There is no subheading to indicate an inspiration for the poem, though verse 11 refers to Swinburne, a poet closely read by the young Kipling, who, as Ann Weygandt shows (pp. 124-5), had a continuing influence on his verse.
This ‘echo’ was probably written in the early weeks of 1884. when Kipling had been in Lahore for just over a year, and had spent most of his working hours at his desk at the Civil and Military Gazette. It is very much the view of a European outsider who finds the scene rather distasteful. There is little of the sense of wonder that he later expresses in “The City of Dreadful Night” (1885), or the affection he displays in many of his articles in the CMG in 1885 and 1886, when he had got to know the city and its people rather better. See “Some Uncollected Articles (1884-1888)”.
Notes on the Text
[Verse 1]
the City Lahore, the capital of the Punjab, where Kipling worled and formed his first adult impressions of life in India.
Sudder chief, principal.
Bazaar or bazar, the spelling varies: the shopping area of a town or village. Commonly a mass of narrow streets and alleys in the old part of an Indian city.
[Verse 3]
Muezzin the man, high on a minaret, who calls the Faithful to prayer. See “The City of Dreadful Night”.
Tel-el-Kabir the guns are firing a salute in honour of the British victory over the forces of Arabi Pasha in Egypt on 13 September, 1882. Kipling saw the debris on the battlefield on his voyage to India.
[Verse 4]
kite in this context one of the many types of scavenging birds of prey in the sub-continent. One named Chil appears in The Jungle Book.

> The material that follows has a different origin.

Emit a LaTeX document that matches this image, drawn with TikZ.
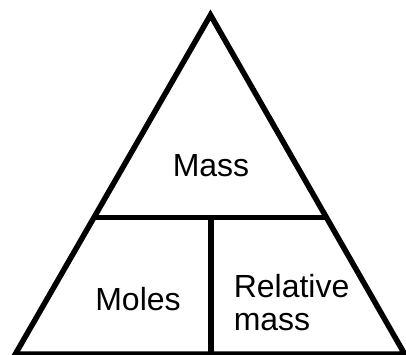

pie-dog the feral pariah dog of India, see “Garm – A Hostage”, Actions and Reactions p. 60.
[Verse 5]
houri a beautiful young woman, particularly one found in the Muslim Paradise.
cowries small shells in the family Cypraeidae then used as currency,
[Verse 6]
Kabul capital of Afghanistan, commanding the Khyber and other passes.
Deccan a large plateau in southern India rising to 100 metres in the north, and to more than 1 kilometre in the south, forming a raised triangle within the downward-pointing triangle of the Indian subcontinent.
quail a small ground-nesting game bird in the pheasant family Phasianidae Coturnix.
pleader one who represents a person in court.
[Verse 7]
Brahmin A member of the highest Hindu (priestly) caste. Brahminee bulls were regarded as sacred and allowed to wander through the streets and eat whatever they liked, as in Kim Chapter 1.
varmin a variant of ‘vermin’
bottomless-pit-coloured hell, so ‘black’
[Verse 8]
Jat a member of a farming community in northern India; a Jat with a sick child figures in Kim.
slush muddy ground; in cold climates, melted snow
jowala cattle-driver
[Verse 9]
Khitmâgar (the spelling varies.) table-servant.
chits in this context ‘notes’. Most Europeans signed for food and drink in the Club and officers in their Mess, so cash was not often used until the chits came home for settlement at the end of the month
[Verse 10]
Ekka a two-wheeled cart
[Verse 11]
tats country-bred ponies
The man Swinburne wrote of This refers to verse 10 of Swinburne’s poem “A Song In Time of Order”: ‘We shall see Buonaparte the bastard / Kick heels with his throat in a rope.’
[Verse 12]
Tom-tomming in this context a Tom-Tom is a small drum played with the hand.
[Verse 13]
pell-mell an event that happens in a hurried disorderly manner, “hell-for-leather”
T. Atkins A British soldier, a ‘Tommy’. See “To T.A.” .
[Verse 14]
olla podrida a savoury stew from Spain made with a variety of ingredients so meaning here “an assortment”
[Verse 15]
tar black.
[Verse 16]
fakir a religious ascetic who lives on charity.
[Verse 17]
‘Power in the East’ a quotation we have not traced. Suggestions will be welcome
go to a note of Kipling’s in his Notebook 1 in the Kipling Papers at the University of Sussex, reads: “Go to” is a Shakespearean phrase not to be confounded with any other term of abuse.